Like all bloggers, once I knew I was there, I started by finding this blog, then looked for others. This was a clunky process, given my screen size. I had to constantly reduce and enlarge in my efforts to track across the maps. In doing this, I was helped in by my knowledge of blogs. This made it a little easier to interpret. Well, what did I find?
Dr Bruns is, of course, correct about the partial nature of the sample. I couldn't find Skepticslawyer, for example. A rough check found six links to this blog in the period, of which two came from me! I suspect the sample is also short on business or professional blogs, while the three link requirement conceals smaller networks, history blogs come to mind. There is also an issue here that some networks are mixed in that they include overseas sites.
Accepting these qualifications, I found the type of political clustering that you might expect, broadly reflecting party and left/right affiliations. For example, on the left Larvatus Prodeo, John Quiggin and Club Troppo are major, somewhat overlapping, nodes, each with their own if linked clusters. On the other side of the fence, Catallaxy has a similar but smaller cluster.
The Crikey group of blogs forms another node/cluster in its own right.

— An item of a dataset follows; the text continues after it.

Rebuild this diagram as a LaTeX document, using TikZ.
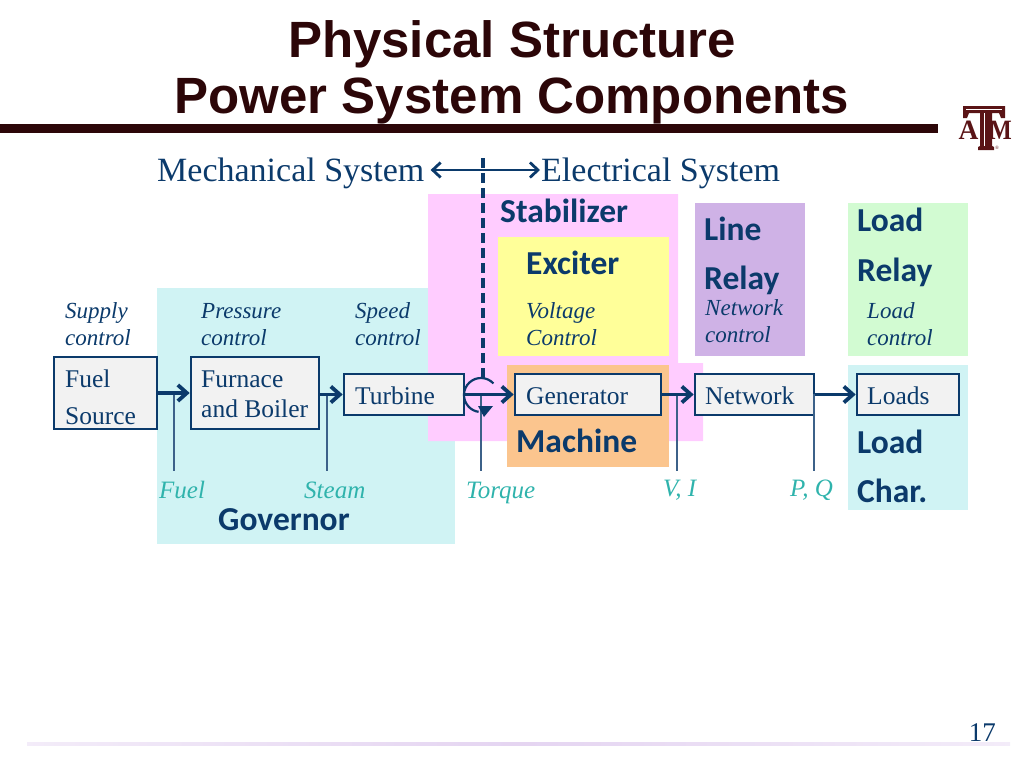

One of the things that leads to heavy clustering of all the political blogs into a mass of hard to read colour is, I think, the presence of cross-quoting. This groups the left, left-centre blogs most closely, but also pulls the right, right-centre blogs somewhat together towards the left blogs. I am sure that this can be analysed further from the data by taking individual nodes and then looking at the relationships between them.
Visually, and we are talking links not traffic, left and left-centre blogs dominate the Australian political blogging environment. There are more of them, while cross-links are common. I guess that this would fit common perceptions.
Looking at the map grouping blogs by colour, political blogs are light green. Neil, Adrian and this blog are classified as political blogs. However, we (and this blog in particular) appear on the map as out-riders, somewhat remote from the main political cluster and independent of any of the key political nodes. I guess that's what we are too.
The tools that Dr Bruns and his colleagues are using are obviously quite powerful. I am going to be very interested to see how all this evolves. I probably know the linkages and patterns around our own immediate blogging world quite well, but the research helps set this in a broader context.